夢を忘れるのは脳の負荷を減らすために不必要な情報を処理するためであり、夢は記憶しておく必要がないものだということは間違いのないことのようです。

また、夢から覚めたばかりのときは、記憶をつかさどる海馬がまだ目覚めていない状態ですので、夢の内容を記憶に残すことが難しいのではないかとも言われてもいます。

それでも目が覚めた時に夢を覚えていることがあります。楽しい夢を見て目覚めた時は、楽しい気分が残っていることもあり、もし見る夢を自分で選べたら、と思ったことはないでしょうか。

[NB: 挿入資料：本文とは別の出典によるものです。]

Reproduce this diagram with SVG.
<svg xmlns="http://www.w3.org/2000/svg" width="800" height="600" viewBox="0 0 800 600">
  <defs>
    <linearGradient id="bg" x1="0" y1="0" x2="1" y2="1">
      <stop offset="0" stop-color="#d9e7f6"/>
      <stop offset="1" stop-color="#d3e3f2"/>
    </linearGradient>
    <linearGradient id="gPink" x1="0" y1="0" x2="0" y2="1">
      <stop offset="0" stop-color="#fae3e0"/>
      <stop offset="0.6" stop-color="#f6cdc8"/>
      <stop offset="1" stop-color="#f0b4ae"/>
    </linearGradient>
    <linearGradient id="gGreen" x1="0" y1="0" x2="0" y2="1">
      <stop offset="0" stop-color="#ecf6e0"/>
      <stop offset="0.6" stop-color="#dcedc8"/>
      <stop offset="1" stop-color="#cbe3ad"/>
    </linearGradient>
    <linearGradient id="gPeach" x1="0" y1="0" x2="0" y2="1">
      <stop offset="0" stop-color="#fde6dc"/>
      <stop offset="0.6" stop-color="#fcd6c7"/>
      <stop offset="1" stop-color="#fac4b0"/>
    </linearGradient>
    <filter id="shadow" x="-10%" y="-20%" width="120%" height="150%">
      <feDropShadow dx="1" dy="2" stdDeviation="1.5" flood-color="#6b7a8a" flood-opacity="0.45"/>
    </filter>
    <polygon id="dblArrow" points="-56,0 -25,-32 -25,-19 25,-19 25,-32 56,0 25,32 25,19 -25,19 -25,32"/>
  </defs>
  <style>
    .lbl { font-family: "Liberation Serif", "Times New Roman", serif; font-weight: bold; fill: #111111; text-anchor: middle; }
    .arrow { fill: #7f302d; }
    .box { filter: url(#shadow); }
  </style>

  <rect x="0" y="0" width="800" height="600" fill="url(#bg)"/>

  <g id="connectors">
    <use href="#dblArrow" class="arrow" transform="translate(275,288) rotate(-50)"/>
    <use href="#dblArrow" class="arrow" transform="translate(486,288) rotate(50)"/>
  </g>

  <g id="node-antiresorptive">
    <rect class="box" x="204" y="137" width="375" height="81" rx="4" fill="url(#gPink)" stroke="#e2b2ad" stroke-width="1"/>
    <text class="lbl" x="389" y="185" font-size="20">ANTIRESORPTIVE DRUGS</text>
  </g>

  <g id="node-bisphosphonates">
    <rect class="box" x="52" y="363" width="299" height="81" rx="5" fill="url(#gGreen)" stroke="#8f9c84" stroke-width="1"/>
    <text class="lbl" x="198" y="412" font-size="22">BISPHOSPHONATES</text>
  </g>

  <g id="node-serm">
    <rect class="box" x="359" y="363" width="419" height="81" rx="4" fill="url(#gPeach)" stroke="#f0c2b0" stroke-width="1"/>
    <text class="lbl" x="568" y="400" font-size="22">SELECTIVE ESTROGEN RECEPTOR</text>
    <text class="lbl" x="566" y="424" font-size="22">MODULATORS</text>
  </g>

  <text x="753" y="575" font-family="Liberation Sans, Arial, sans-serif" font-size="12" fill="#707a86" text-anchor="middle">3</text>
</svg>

もちろん結論から言うとそれは不可能なのですが、見ている夢をある程度コントロールすることは可能であるようです。

 

2017年にオーストラリア アデレード大学の研究チームが、夢を見ているときにそれが夢であると認識できる明晰夢の状況を意図的に作り出す方法を発見したと発表しました。そうすることで、夢を見ている本人自身がランダムに創りだされた夢の世界をある程度コントロールできるそうです。

 

研究の内容は、5時間の睡眠の後に短時間だけ目を覚まして、また眠りにつかせるというものです。これは、夢が発生する可能性を高くするためです。

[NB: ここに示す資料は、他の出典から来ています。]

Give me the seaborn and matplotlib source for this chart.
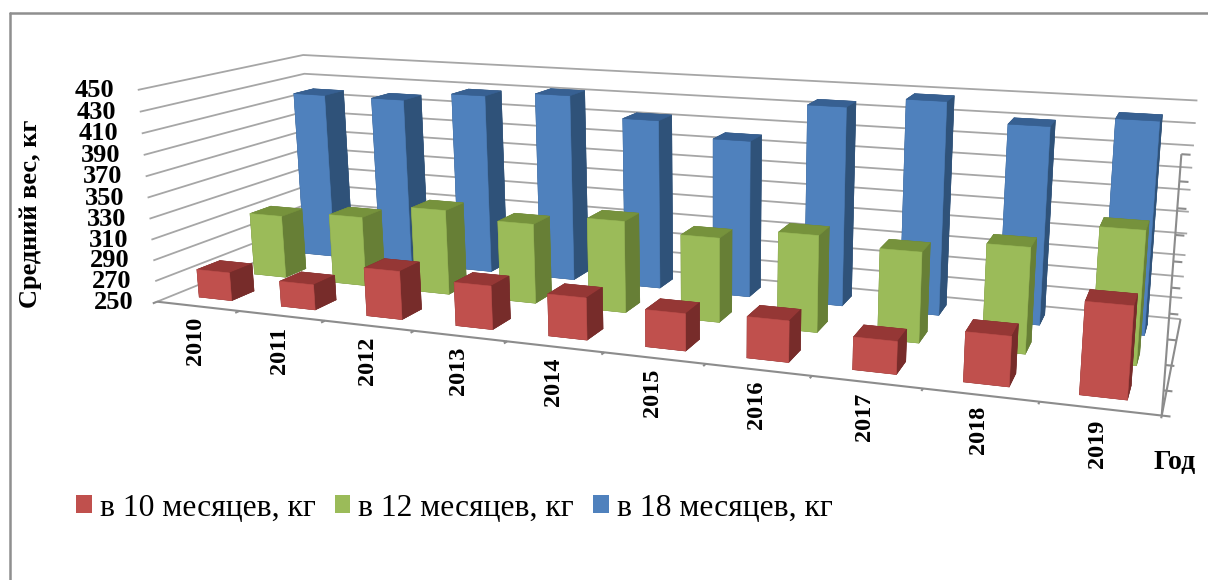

そして、再度眠りにつくときに「次に夢を見るときは、自分は夢のなかにいる—」と思いながらまた睡眠に戻ります。

夢の中に戻ってもそれが夢であることを自覚でき、ある程度その内容をコントロールできるようになったという結果が出ています。

 

この明晰夢の研究結果で、悪夢障害の治療などに向けた開発が期待されるとデンホルム・アスピー博士は言っています。

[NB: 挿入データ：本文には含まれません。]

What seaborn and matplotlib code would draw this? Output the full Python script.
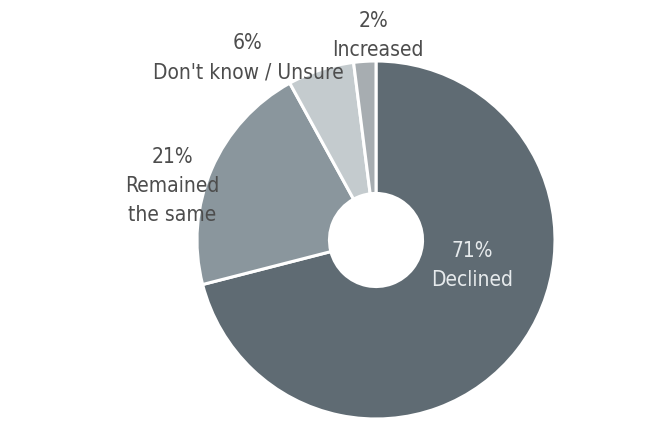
import matplotlib
matplotlib.use("Agg")
import matplotlib.pyplot as plt
import seaborn as sns

categories = ["Declined", "Remained\nthe same", "Don't know / Unsure", "Increased"]
values = [71, 21, 6, 2]
pct_labels = ["71%", "21%", "6%", "2%"]
colors = ["#5f6b73", "#8a969d", "#c4cbce", "#a7adb1"]

sns.set_theme(style="white")
plt.rcParams['font.family'] = ['DejaVu Sans']

fig = plt.figure(figsize=(6.70, 4.38), dpi=100)
ax = fig.add_axes([197/670, 19/438, 358/670, 358/438])
ax.pie(values, colors=colors, startangle=90, counterclock=False, radius=1,
       wedgeprops=dict(width=0.74, edgecolor="white", linewidth=2.2))
ax.set_xlim(-1, 1)
ax.set_ylim(-1, 1)
ax.set_aspect("equal")
ax.axis("off")

def px(x, y):
    return ((x - 376) / 179, (240 - y) / 179)

# label anchor points (pixel centres of the % line, then line step)
anchors = [(472, 251), (172, 157), (248, 43), (373, 21)]
cat_x = [472, 172, 248, 378]
tcol = ["#e6eaec", "#4d4d4d", "#4d4d4d", "#4d4d4d"]
step = 29
for (x, y), cx, p, c, col in zip(anchors, cat_x, pct_labels, categories, tcol):
    ax.text(*px(x, y), p, ha="center", va="center", fontsize=15,
            fontstretch="condensed", color=col, clip_on=False)
    for i, line in enumerate(c.split("\n")):
        ax.text(*px(cx, y + step * (i + 1)), line, ha="center", va="center",
                fontsize=15, fontstretch="condensed", color=col, clip_on=False)

fig.savefig("out.png", dpi=100)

**Dr Denholm Aspy’s research in the University of Adelaide’s School of Psychology

ちなみに統合失調症のような心因性障害や、心理的トラウマ、またナルコレプシーのような睡眠障害がある人たちは、明晰夢のなかでネガティヴな経験に繋がることもあるので、自覚のある人たちはくれぐれも明晰夢テクニックを試さないでほしいと、アスピー博士は注意を呼びかけています。

 

明晰夢とは、夢の見かたをコントロールして夢を自分の味方つけて自己能力を上げていく方法の糸口です。